The song blares at every Johnsburg home game. Usually once before the game, once at halftime when the team retakes the field, and then again if the Skyhawks win.
And the Skyhawks have done nothing but win in 2016.
For reasons that were never intentional, Billy Squier’s 1981 single “The Stroke” has become their rallying song. Coach Dan DeBoeuf laughed when asked about it this week as his team prepared for its first trip to the IHSA state finals, where it will meet Rochester in the Clas 4A title game Friday.
“It’s kind of our anthem,” DeBoeuf said.
After beating Genoa-Kingston in the quarterfinals, the Skyhawks sang the school fight song with the Johnsburg fans and then the first song over the loudspeaker was “The Stroke.” Players started clapping, and soon the crowd followed suit.
The story behind Johnsburg’s connection with the song dates back more than a year.
“When it really clicked was last year on the way home from Pontiac,” senior safety Blake Lemcke said.
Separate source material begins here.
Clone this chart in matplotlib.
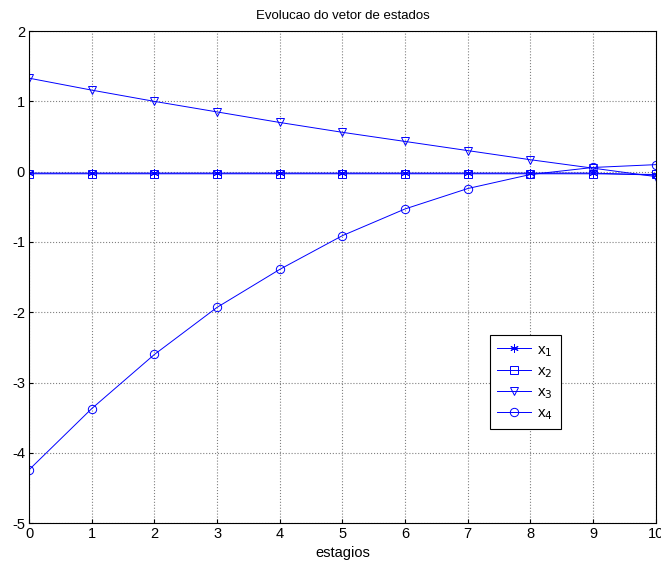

Johnsburg beat Pontiac in the first round of the 2015 playoffs. The Skyhawks took a coach bus to the game and watched “Friday Night Lights” on the way there. On the way back – still on an emotional high from the win – the team popped in “Blades of Glory,” starring Will Ferrell.
The 2007 movie, a comedy about two rival figure skaters, opens with Jimmy MacElroy (played by Jon Heder) skating an elegant routine to “Con te partiro” by Italian classical tenor Andrea Bocelli. The crowd goes wild and the announcers are in awe of MacElroy.
Then Chazz Michael Michaels (Ferrell) enters, talks some smack to MacElroy, and over the sound system comes “The Stroke.”
“Step aside homeschool, there’s a new sheriff in town,” Ferrell’s character says.
Ferrell claps his hands above his head while he skates and the crowd transforms from a hushed figure skating audience into something more closely resembling a rock concert.
On the Johnsburg bus that day in 2015, a handful of Skyhawks players started clapping over their heads like Ferrell. More followed. Soon, the whole bus was doing it.
“Our bus was so fired up about the win, everybody was doing the overhead clap together,” DeBoeuf said. “It kind of stuck.”
Quarterback Riley Buchanan couldn’t remember who exactly started the clap.
“I couldn’t pinpoint one person, but I think seven, eight guys started at once,” he said. “Then it just kept on going with the rest of the guys jumping in.”
Johnsburg lost to Chicago Phillips in the second round last year, but the memory of that bus ride never went away. The coaches put the song on the team’s practice playlist.
“Coach likes to have music on at practice,” Lemcke said. “After hearing it every day at practice, you start to pick up on it.”
At games this year, whenever it comes on during warm-ups, the players waiting their turn to run a play, a route or a drill will keep the clap going.
“(It’s) kind of like a thing: Guys, we’ve got this,” Buchanan said. “We also know that the game of football is an awesome game, and it’s supposed to be fun. You’ve got to relax, that’s just kind of our team thing, I guess.”
It’s that much more fun after a win, too.
“It’s a great way to get the crowd involved,” Buchanan said. “It’s awesome, a great way to unite the community together and a cool thing to be a part of.”